Under the shoe of God

Friday, November 02, 2012

Released into the community

When I was due to leave the Poly, the diocese couldn’t work out what to do with me. There had been talk of a new chaplaincy set up in Bedford among the various FE colleges. But they could never agree how to share the job out or how to pay for it and negotiations dragged dangerously close to the end of my poly contract.
I had looked at other chaplaincy jobs, but the only one Humphrey Taylor (then secretary for C of E chaplain’s work) could offer was the University of Zimbabwe in Harare .
So I said to Robert Runcie I would be prepared to go back into a parish, as long as it wasn’t an old building with roof problems and so he sent me to a new building with roof problems. And a problem with the congregation.
They had had a vicar who kept telling them they should be shut down. An old traditionalist who did little outside the services. But a new team ministry was being set up joining Bennett’s End with Leverstock Green and Apsley. Bennett’s End the infill council estate between two villages.
Having got the old vicar out of their hair and with support from the neighbouring churches I set about building back the congregations confidence.
At Hatfield I had got to know the music tutor – Howard Burrell – very well, we used to split a bottle of malt between us on occasion. So I asked him to come over with the polytechnic choir and orchestra. And we performed Mozart’s Coronation Mass liturgically with a string quartet from the orchestra playing Borodin quartets as we shared communion.

It was the start of a series of events to bring the arts into a neglected area. A local choir performed Allegri’s Miserere and Theatre Roundabout fitted us into one of their tours. They had sent ahead details of the lighting and sound required but brought the effects tape with them. Needless to say it wouldn’t play in my tape deck and I had a couple of hours to source a half track tape deck at a time when they were already well out of fashion. That meant I had to operate a strange deck with a tape I hadn’t heard to produce all the effects on cue. Naturally some of the cues had to be set during a blackout and if I had missed one the rest of the effects would have been out of sequence for the rest of the evening. In the end all went well.
Sue helped out with the artistic side of the community and created a set of Stations of the Cross which some of the ladies then did in needlework as well as a parish map which featured all the local community buildings. We discovered enough local talent to put on a craft exhibition.
The church began growing and I started some home groups but wanted to expand them. In my visits I had met a couple who lived in the parish but worshipped at St Andrew’s Chorleywood. They offered to host a group in their home. But they needed to ask the vicar at Chorleywood for some reason. He then refused, telling them “not to have anything to do with Peter Ashby”. I never did find out why.
I got myself onto a couple of local committees with the Council for voluntary service and the One World Group. Through them I was in touch with a lot of people throughout the community and was able to go into schools to spread the message about fair trade, which hadn’t yet formed into an organisation in its own right.
I visited the local youth club, where on the first evening they asked if I played pool. I said I would have a go but they would have to tell me what to do. I proceeded to clear the table - a misspent youth comes in handy sometimes. After the London riots (1981?) the church windows were all broken and we replaced them with an "unbreakable" acrylic. I went to tell they youth club that they would have problems breaking them now. One of the lads took me to the local phone box, which used the same stuff, and pushed his cigarette straight through. It doesn't break if you throw things at it but has a low melting point.

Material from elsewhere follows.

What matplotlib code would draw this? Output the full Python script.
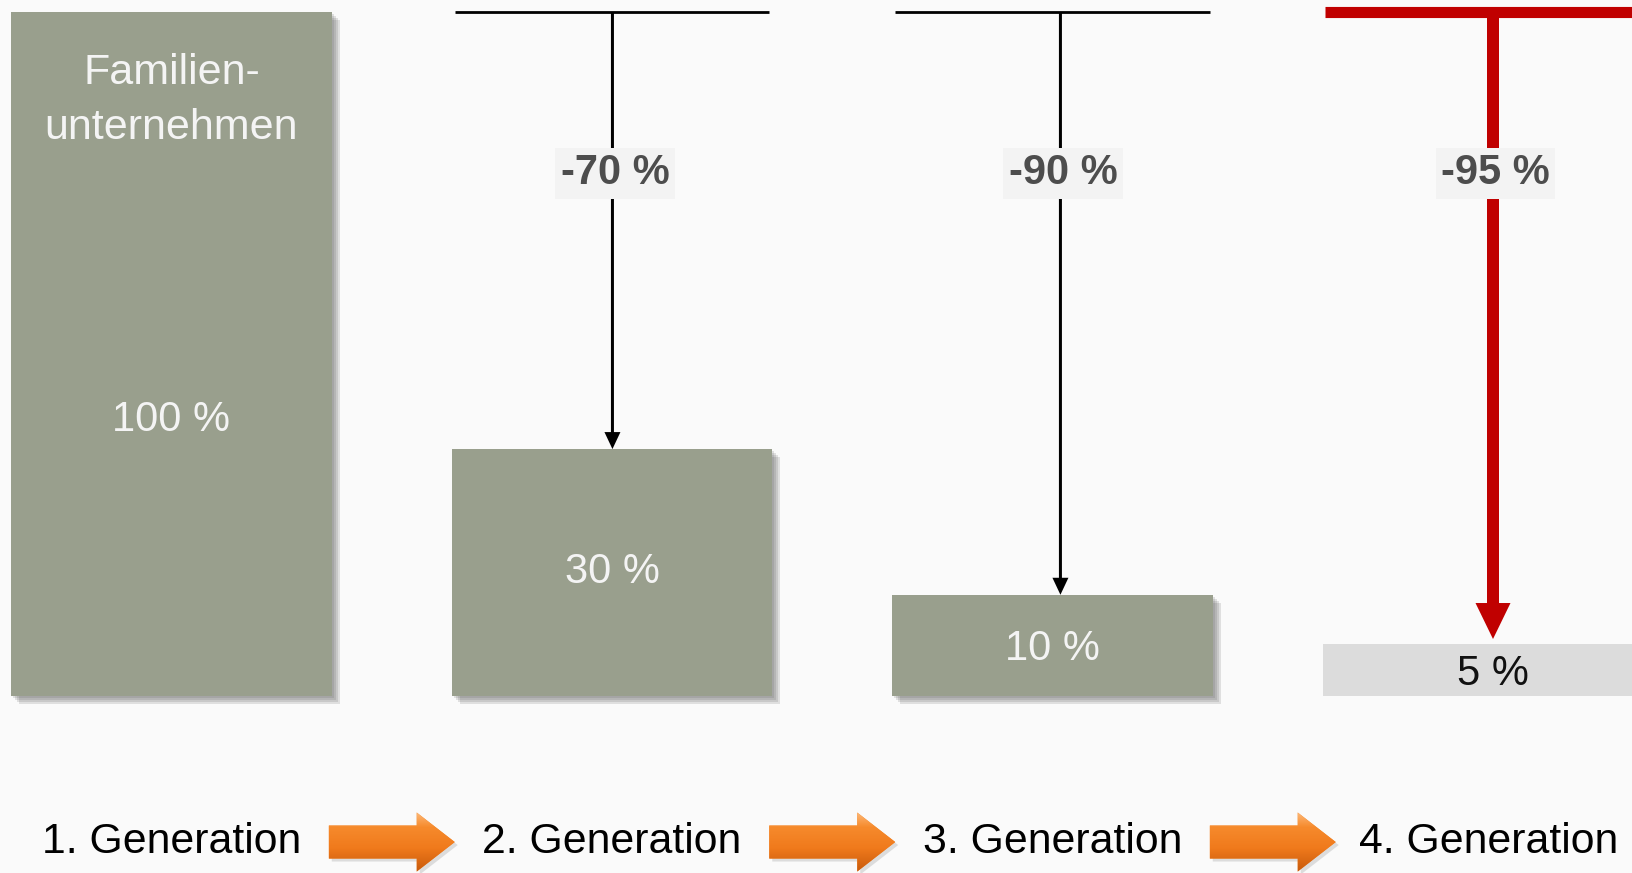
import numpy as np
import matplotlib.pyplot as plt
from matplotlib.patches import Rectangle
from matplotlib.colors import to_rgb

plt.rcParams['font.family'] = ['Liberation Sans', 'DejaVu Sans']

generations = ["1. Generation", "2. Generation", "3. Generation", "4. Generation"]
share_labels = ["100 %", "30 %", "10 %", "5 %"]
# box heights as drawn in the original (not to scale with the labels)
bar_heights = [100, 36.1, 14.8, 7.6]
drop_labels = ["", "-70 %", "-90 %", "-95 %"]
top_label = "Familien-\nunternehmen"

# pixel scale of the original slide: 440.5 px per generation, 6.84 px per %
W, H = 1633, 873
px_x = 1 / 440.5
px_y = 1 / 6.84

fig = plt.figure(figsize=(W / 100, H / 100), dpi=100)
fig.patch.set_facecolor('#fafafa')
ax = fig.add_axes([0, 0, 1, 1])
ax.set_xlim(-171.5 * px_x, (W - 171.5) * px_x)
ax.set_ylim(-177 * px_y, (H - 177) * px_y)
ax.axis('off')

x = np.arange(len(generations))
h = np.array(bar_heights)
green = '#999f8d'

# soft shadow behind the green boxes
for i in range(3):
    for s in [2, 4, 6, 8]:
        ax.add_patch(Rectangle((x[i] - 0.3635 + s * px_x, -s * px_y), 0.727, h[i],
                               color='#555555', alpha=0.16, lw=0, zorder=1))
ax.bar(x[:3], h[:3], width=0.727, color=green, zorder=2)
ax.bar(x[3], h[3], width=0.77, color='#dcdcdc', zorder=2)

# previous level lines and drop arrows
arrow_shift = [0, 0.001, 0.018, 0.0]
for i in [1, 2]:
    ax.hlines(h[0], x[i] - 0.357, x[i] + 0.357, color='black', lw=2, zorder=3)
    xa = x[i] + arrow_shift[i]
    ax.arrow(xa, h[0], 0, h[i] - h[0], width=3 * px_x, head_width=16 * px_x,
             head_length=17 * px_y, length_includes_head=True, color='black', lw=0, zorder=3)
ax.hlines(h[0], x[3] - 0.381, x[3] + 0.5, color='#c00000', lw=8, zorder=3)
ax.arrow(x[3], h[0], 0, h[3] + 5 * px_y - h[0], width=12 * px_x, head_width=35 * px_x,
         head_length=36 * px_y, length_includes_head=True, color='#c00000', lw=0, zorder=3)

for i in [1, 2, 3]:
    ax.text(x[i] + arrow_shift[i] + 2.5 * px_x, 74.8, drop_labels[i], ha='center', va='baseline',
            fontsize=30, fontweight='bold', color='#4d4d4d', zorder=5,
            bbox=dict(boxstyle='square,pad=0.13', fc='#f3f3f3', ec='none'))

# values inside the boxes
label_mid = h / 2
label_mid[0] = 41
label_mid[1] += 0.6
for i in range(4):
    ax.text(x[i], label_mid[i] - 2.2, share_labels[i], ha='center', va='baseline',
            fontsize=30, color='#f4f4f4' if i < 3 else '#111111', zorder=4)

for k, line in enumerate(top_label.split('\n')):
    ax.text(x[0], 89.5 - k * 8.0, line, ha='center', va='baseline',
            fontsize=31, color='#f4f4f4', zorder=4)

# generation row with orange arrows
row_y = -23.0
for i in range(4):
    ax.text(x[i] - (4 * px_x if i == 3 else 0), row_y, generations[i], ha='center',
            va='baseline', fontsize=30.8, color='black')

stops = [0, 0.25, 0.6, 1]
cols = np.array([to_rgb(c) for c in ['#fdb877', '#f68a2c', '#f07a1c', '#c85a0c']])
t = np.linspace(0, 1, 64)
grad = np.stack([np.interp(t, stops, cols[:, j]) for j in range(3)], axis=1)[:, None, :]
ay = -21.35
for i in range(3):
    x0 = x[i] + 0.5 - 0.143
    ax.arrow(x0 + 3 * px_x, ay - 3 * px_y, 0.286, 0, width=33 * px_y, head_width=59 * px_y,
             head_length=38 * px_x, length_includes_head=True, color='#999999', alpha=0.3, lw=0)
    arr = ax.arrow(x0, ay, 0.286, 0, width=33 * px_y, head_width=59 * px_y,
                   head_length=38 * px_x, length_includes_head=True, color='#f28a30', lw=0)
    im = ax.imshow(grad, extent=(x0, x0 + 0.286, ay - 30 * px_y, ay + 30 * px_y),
                   aspect='auto', origin='upper', zorder=3)
    im.set_clip_path(arr)

ax.set_xlim(-171.5 * px_x, (W - 171.5) * px_x)
ax.set_ylim(-177 * px_y, (H - 177) * px_y)

fig.savefig('out.png', dpi=100, facecolor=fig.get_facecolor())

They also showed me how to open car doors which came in useful when people turned up to church events and locked themselves out of their cars (a regular occurance).

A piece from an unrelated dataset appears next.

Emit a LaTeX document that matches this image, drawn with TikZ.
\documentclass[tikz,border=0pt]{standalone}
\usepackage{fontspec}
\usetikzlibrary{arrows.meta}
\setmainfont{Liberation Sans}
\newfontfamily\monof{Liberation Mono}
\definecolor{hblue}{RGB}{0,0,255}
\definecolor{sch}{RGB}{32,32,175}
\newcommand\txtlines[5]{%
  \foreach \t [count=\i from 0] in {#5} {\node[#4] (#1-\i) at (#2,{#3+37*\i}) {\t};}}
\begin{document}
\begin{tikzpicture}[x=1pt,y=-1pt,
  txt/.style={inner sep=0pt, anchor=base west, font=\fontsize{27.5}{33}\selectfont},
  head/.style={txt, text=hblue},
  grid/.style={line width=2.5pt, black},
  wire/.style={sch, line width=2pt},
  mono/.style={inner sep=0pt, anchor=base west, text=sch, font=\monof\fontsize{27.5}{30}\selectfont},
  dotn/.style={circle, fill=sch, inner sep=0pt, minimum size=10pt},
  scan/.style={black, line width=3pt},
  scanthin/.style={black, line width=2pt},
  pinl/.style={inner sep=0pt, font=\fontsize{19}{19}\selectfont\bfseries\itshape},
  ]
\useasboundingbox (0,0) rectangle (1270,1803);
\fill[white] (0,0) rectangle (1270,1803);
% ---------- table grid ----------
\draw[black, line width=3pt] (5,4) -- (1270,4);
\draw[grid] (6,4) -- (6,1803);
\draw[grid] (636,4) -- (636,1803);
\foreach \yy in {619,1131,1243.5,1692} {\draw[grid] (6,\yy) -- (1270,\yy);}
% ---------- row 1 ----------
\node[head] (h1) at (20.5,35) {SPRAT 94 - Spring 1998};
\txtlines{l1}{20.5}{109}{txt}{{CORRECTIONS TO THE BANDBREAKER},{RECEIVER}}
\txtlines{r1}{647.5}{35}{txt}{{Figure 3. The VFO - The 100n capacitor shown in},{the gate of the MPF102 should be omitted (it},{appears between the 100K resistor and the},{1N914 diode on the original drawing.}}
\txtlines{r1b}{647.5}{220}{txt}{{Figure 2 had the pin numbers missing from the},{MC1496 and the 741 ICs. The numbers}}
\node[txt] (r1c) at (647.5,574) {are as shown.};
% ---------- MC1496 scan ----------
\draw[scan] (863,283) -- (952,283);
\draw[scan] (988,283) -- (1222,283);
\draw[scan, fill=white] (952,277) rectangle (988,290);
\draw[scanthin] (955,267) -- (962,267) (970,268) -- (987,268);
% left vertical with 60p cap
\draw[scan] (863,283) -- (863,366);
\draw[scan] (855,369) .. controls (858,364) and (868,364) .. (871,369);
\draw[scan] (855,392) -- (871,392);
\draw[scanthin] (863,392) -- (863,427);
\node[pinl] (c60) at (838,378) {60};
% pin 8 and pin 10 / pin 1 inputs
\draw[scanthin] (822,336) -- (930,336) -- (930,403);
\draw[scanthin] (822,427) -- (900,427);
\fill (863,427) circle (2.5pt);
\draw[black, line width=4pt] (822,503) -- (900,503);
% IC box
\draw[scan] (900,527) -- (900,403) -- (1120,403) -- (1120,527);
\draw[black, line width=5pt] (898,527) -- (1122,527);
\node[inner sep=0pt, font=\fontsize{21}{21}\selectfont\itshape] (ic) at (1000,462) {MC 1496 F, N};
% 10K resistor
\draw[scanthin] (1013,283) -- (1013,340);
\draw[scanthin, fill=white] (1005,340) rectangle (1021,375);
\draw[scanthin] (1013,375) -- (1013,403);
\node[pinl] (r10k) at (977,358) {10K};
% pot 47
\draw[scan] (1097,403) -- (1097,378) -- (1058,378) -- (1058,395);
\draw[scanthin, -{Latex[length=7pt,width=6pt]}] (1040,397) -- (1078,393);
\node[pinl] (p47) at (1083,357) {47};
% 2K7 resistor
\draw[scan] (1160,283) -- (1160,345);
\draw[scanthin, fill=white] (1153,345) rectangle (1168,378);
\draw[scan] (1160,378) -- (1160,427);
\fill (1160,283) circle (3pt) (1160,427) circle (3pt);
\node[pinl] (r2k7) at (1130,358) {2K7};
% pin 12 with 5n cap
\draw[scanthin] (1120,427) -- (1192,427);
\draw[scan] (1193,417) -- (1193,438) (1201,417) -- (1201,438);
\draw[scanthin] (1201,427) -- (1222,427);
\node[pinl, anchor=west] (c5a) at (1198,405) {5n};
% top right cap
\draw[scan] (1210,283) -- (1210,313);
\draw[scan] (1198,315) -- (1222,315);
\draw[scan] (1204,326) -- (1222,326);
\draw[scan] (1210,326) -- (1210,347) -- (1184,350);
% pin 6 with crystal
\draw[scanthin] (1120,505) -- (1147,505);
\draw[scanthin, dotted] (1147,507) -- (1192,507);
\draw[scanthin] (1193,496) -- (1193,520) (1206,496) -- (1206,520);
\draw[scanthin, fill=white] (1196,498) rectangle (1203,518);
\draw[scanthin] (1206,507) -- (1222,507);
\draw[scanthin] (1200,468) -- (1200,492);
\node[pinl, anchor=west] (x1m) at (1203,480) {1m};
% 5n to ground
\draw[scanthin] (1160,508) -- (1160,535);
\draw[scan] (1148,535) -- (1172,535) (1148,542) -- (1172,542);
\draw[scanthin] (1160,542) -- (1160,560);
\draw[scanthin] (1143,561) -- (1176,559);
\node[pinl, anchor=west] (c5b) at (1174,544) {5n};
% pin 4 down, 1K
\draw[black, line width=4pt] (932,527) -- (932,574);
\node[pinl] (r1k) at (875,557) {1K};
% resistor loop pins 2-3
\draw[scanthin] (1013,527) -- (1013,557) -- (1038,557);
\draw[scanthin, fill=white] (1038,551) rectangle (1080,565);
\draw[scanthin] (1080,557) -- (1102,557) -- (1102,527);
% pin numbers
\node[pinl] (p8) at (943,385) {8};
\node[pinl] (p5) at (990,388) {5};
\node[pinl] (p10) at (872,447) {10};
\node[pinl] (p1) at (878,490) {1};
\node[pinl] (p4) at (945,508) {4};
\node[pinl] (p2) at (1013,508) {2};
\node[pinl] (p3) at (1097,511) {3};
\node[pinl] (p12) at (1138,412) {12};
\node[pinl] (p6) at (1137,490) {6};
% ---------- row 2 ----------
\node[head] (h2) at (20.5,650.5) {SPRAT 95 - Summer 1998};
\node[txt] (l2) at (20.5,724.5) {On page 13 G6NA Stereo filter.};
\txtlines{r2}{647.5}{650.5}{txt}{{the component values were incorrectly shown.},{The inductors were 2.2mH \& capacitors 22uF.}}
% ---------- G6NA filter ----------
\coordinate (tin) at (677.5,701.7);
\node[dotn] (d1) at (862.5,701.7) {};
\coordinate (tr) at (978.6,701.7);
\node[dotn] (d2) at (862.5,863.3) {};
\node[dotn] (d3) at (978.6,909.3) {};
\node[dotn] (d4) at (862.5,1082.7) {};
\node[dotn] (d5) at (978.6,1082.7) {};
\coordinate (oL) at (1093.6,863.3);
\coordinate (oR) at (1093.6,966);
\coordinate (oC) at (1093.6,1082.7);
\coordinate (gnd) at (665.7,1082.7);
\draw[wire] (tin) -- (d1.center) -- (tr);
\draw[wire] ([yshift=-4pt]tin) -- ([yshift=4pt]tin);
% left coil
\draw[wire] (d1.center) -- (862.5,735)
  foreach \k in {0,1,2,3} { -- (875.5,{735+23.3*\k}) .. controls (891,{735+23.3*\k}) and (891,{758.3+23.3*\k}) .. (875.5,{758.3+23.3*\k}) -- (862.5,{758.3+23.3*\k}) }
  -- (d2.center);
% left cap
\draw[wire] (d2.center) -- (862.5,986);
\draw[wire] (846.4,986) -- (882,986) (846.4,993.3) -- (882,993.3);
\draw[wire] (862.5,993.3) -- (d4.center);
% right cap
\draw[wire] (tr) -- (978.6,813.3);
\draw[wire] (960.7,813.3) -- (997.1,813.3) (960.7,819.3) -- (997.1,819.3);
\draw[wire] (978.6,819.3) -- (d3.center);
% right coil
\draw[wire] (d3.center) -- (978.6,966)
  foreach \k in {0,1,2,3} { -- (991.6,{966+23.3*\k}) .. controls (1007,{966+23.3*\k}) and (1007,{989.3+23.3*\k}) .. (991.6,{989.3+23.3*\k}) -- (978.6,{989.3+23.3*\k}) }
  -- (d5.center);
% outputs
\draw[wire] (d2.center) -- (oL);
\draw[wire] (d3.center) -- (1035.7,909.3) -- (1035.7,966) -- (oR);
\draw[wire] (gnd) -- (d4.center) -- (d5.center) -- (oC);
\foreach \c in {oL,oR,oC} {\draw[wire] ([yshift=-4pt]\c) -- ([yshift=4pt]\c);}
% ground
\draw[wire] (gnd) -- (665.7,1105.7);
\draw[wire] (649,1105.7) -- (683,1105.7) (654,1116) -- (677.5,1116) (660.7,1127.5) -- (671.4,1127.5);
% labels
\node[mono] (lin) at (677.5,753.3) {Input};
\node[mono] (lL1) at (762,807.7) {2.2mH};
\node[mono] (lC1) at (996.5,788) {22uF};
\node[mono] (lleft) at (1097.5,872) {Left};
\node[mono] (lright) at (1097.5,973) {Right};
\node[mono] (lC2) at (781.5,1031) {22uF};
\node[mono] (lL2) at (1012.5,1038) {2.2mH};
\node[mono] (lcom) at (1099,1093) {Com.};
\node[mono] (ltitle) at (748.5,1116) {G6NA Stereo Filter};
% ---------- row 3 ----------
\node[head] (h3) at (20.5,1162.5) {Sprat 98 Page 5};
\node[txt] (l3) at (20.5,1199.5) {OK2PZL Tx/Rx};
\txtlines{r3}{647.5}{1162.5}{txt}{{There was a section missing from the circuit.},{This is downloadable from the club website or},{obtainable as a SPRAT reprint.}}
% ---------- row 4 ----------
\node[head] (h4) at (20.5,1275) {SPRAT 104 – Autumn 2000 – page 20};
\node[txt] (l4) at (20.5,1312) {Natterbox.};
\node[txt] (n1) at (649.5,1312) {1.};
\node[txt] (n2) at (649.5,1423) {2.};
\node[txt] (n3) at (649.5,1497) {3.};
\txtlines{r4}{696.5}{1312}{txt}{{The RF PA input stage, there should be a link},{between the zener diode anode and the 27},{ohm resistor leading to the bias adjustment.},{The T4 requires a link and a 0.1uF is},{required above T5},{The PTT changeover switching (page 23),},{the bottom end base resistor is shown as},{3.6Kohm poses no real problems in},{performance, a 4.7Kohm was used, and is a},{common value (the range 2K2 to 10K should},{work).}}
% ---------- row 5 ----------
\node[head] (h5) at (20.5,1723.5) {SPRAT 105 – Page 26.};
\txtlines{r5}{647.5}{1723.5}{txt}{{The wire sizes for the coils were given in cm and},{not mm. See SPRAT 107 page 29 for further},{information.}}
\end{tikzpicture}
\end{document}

Meanwhile a couple of friends had returned to Zimbabwe. Tony and Alison had come over for training and after Tony was ordained had stayed on for his curacy. They had gone back by now and asked us to go and visit. We thought it unlikely we would be able to afford it but I checked out the fare anyway just in case.
The car I had was a proper Friday night job. It kept breaking down for no apparent reason. Back in the garage 26 times in six months and it only had a six month warranty. Each time I had taken it back I passed a garage that said “cars bought for cash”. So after the 27th visit to the garage that had sold it to me I drove straight back to the other garage and asked what they would give me for it. The salesman looked out of the window and gave me a quote without even going outside. The quote was for exactly the fare for the four of us to go to Zimbabwe.